After the death of Stalin, “national-cultural policy in the USSR was directed at the formation of a meta-national community of the Soviet people,” a construct based “on a single ideology, the principle of the unification of the social-political structure of ethnoses,” even though Moscow continued to recognize the ethnic communities as “subjects of culture.”
By the end of Soviet times, “the south of Russia has been transformed into a highly developed socio-cultural region,” with numerous universities, Academy of Sciences institutes and branches, and a massive group of highly trained local experts, not to mention nearly universal literacy among the population at large.

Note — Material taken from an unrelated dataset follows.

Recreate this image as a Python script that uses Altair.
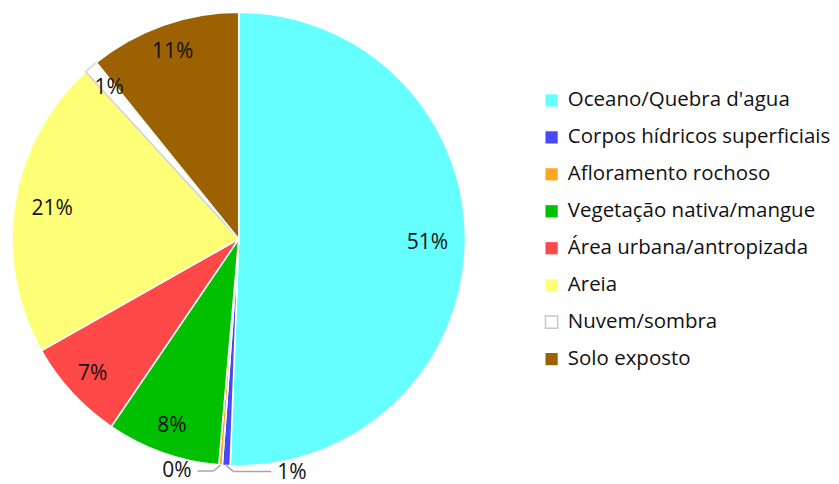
import altair as alt
import pandas as pd

categories = [
    "Oceano/Quebra d'agua",
    "Corpos hídricos superficiais",
    "Afloramento rochoso",
    "Vegetação nativa/mangue",
    "Área urbana/antropizada",
    "Areia",
    "Nuvem/sombra",
    "Solo exposto",
]
values = [50.6, 0.55, 0.25, 8.1, 7.3, 21.4, 1.0, 10.8]
labels = ["51%", "1%", "0%", "8%", "7%", "21%", "1%", "11%"]
colors = ["#66FFFF", "#4848F8", "#FFA522", "#00C000", "#FF4848", "#FFFF77", "#FFFFFF", "#9C6100"]

df = pd.DataFrame({
    "cat": categories,
    "value": values,
    "label": labels,
    "idx": list(range(len(categories))),
})

FONT = "Open Sans"
FS = 21
LFS = 20.5
R = 227
small = ["Corpos hídricos superficiais", "Afloramento rochoso"]

color_scale = alt.Scale(domain=categories, range=colors)

base = alt.Chart(df)

arcs = base.mark_arc(outerRadius=R, strokeWidth=1.5).encode(
    theta=alt.Theta("value:Q", stack=True),
    order=alt.Order("idx:Q"),
    color=alt.Color(
        "cat:N",
        scale=color_scale,
        sort=categories,
        legend=alt.Legend(
            title=None,
            orient="none",
            legendX=534,
            legendY=82,
            labelFont=FONT,
            labelFontSize=LFS,
            labelColor="#111111",
            labelLimit=400,
            symbolType="square",
            symbolSize=150,
            symbolStrokeWidth=1.5,
            symbolStrokeColor={"expr": "datum.value === 'Nuvem/sombra' ? '#c8c8c8' : 'transparent'"},
            rowPadding=16,
            labelOffset=6,
        ),
    ),
    stroke=alt.condition(
        alt.datum.cat == "Nuvem/sombra", alt.value("#d0d0d0"), alt.value("white")
    ),
)

# cumulative angles are computed over all slices, then only the wanted labels are drawn
text_base = base.transform_window(
    cum="sum(value)", sort=[alt.SortField("idx")], frame=[None, 0]
).transform_calculate(mid="datum.cum - datum.value/2")
inside = [c for c in categories if c not in small]

theta_mid = alt.Theta("mid:Q", stack=None, scale=alt.Scale(domain=[0, 100]))

text_big = text_base.transform_filter(
    alt.FieldOneOfPredicate(field="cat", oneOf=inside)
).transform_filter("datum.value > 15").mark_text(
    font=FONT, fontSize=FS, color="#111111", radius=189
).encode(
    theta=theta_mid,
    text="label:N",
)
text_small = text_base.transform_filter(
    alt.FieldOneOfPredicate(field="cat", oneOf=inside)
).transform_filter("datum.value <= 15").mark_text(
    font=FONT, fontSize=FS, color="#111111", radius=199
).encode(
    theta=theta_mid,
    text="label:N",
)

half = 231
xs = alt.Scale(domain=[-half, half])
ys = alt.Scale(domain=[-half, half])

leader_base = (
    base.transform_window(cum="sum(value)", sort=[alt.SortField("idx")], frame=[None, 0])
    .transform_joinaggregate(total="sum(value)")
    .transform_filter(alt.FieldOneOfPredicate(field="cat", oneOf=small))
    .transform_calculate(
        a="2*PI*(datum.cum - datum.value/2)/datum.total",
        side="datum.cat === 'Corpos hídricos superficiais' ? 1 : -1",
        run="datum.cat === 'Corpos hídricos superficiais' ? 38 : 16",
    )
    .transform_calculate(
        x0=f"{R}*sin(datum.a)",
        y0=f"{R}*cos(datum.a)",
    )
    .transform_calculate(
        x1="datum.x0 + datum.side*7",
        y1="datum.y0 - 6",
    )
    .transform_calculate(
        x2="datum.x1 + datum.side*datum.run",
        xt="datum.x2 + datum.side*6",
    )
)

seg1 = leader_base.mark_rule(color="#a6a6a6", strokeWidth=1.5).encode(
    x=alt.X("x0:Q", scale=xs, axis=None),
    y=alt.Y("y0:Q", scale=ys, axis=None),
    x2="x1:Q",
    y2="y1:Q",
)
seg2 = leader_base.mark_rule(color="#a6a6a6", strokeWidth=1.5).encode(
    x=alt.X("x1:Q", scale=xs, axis=None),
    y=alt.Y("y1:Q", scale=ys, axis=None),
    x2="x2:Q",
)
out_right = leader_base.transform_filter("datum.side > 0").mark_text(
    font=FONT, fontSize=FS, color="#111111", align="left", baseline="middle", dy=2
).encode(
    x=alt.X("xt:Q", scale=xs, axis=None),
    y=alt.Y("y1:Q", scale=ys, axis=None),
    text="label:N",
)
out_left = leader_base.transform_filter("datum.side < 0").mark_text(
    font=FONT, fontSize=FS, color="#111111", align="right", baseline="middle", dy=0
).encode(
    x=alt.X("xt:Q", scale=xs, axis=None),
    y=alt.Y("y1:Q", scale=ys, axis=None),
    text="label:N",
)

chart = (
    alt.layer(arcs, text_big, text_small, seg1, seg2, out_right, out_left)
    .resolve_scale(theta="independent")
    .properties(width=462, height=462, padding=0, background="white")
    .configure_view(strokeWidth=0, stroke="transparent")
)

chart.save("out.html", embed_options={"renderer": "svg", "actions": False})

However, that was not enough to prevent the current crisis, Sidorenko says. “The crisis of socialist ideology at the end of the 1980s and beginning of the 1990s, which formed the worldview basis of the systemic integrity of the meta-national community of the Soviet people and its culture, led to the segmentation of the post-Soviet cultural space.”
In the last two decades three different cultures co-exist in the North Caucasus: a revived traditional North Caucasus culture, surviving Soviet culture, and “contemporary mass Western culture.” Not surprisingly, this disrupted the earlier balance and “led to a universal crisis not only of Soviet identity,” Sidorenko says, “but of ethnic Russian identity as well.”
And this crisis has been intensified by the actions of the electronic media which have worked to “discredit everything that was connected with the Russian Empire and the USSR,” actions that not only changed the attitudes of many indigenous people but “deepened the crisis of Russian self-consciousness” by creating “an image of Russian culture as secondary thing.”
This identity crisis opened the way for the restoration of an “eastern, Islamicized mentality” among the local population, weakened the role of traditional Islam and thereby allowed for the penetration of “non-traditional politicized trends in Islam such as Wahhabism,” something that further damaged the situation.
In the past, ethnic Russians not only by their presence but also by the self-confidence their leading role in the state and in the North Caucasus generated were able both to serve as a cementing element in the region and, equally important, help block the spread of these “non-traditional” forces. But now that is changing and changing fast.
The rapid and continuing decline of the ethnic Russian presence there, the result of excess deaths over birth and “forced outmigration connected with the de-modernization of the North Caucasus, threats to security, and psychological discomfort,” alongside the lack of a Moscow policy to support them, is contributing to a disaster.
And still worse, Sidorenko says, Moscow is taking steps that are reducing the Russian presence where it matters most still further. Prior to the division of the Southern Federal District into two parts, ethnic Russians and other Slavic groups formed 15.3 million of the 23.1 million residents, some 66 percent.
But now, in the North Caucasus Federation District, the ethnic Russians number only 2.7 million of the region’s 9.1 million people there, a 30.1 percent share or less than half the fraction they formed in the earlier and larger Southern Federal District and one that is almost certain to cause even more ethnic Russians to leave.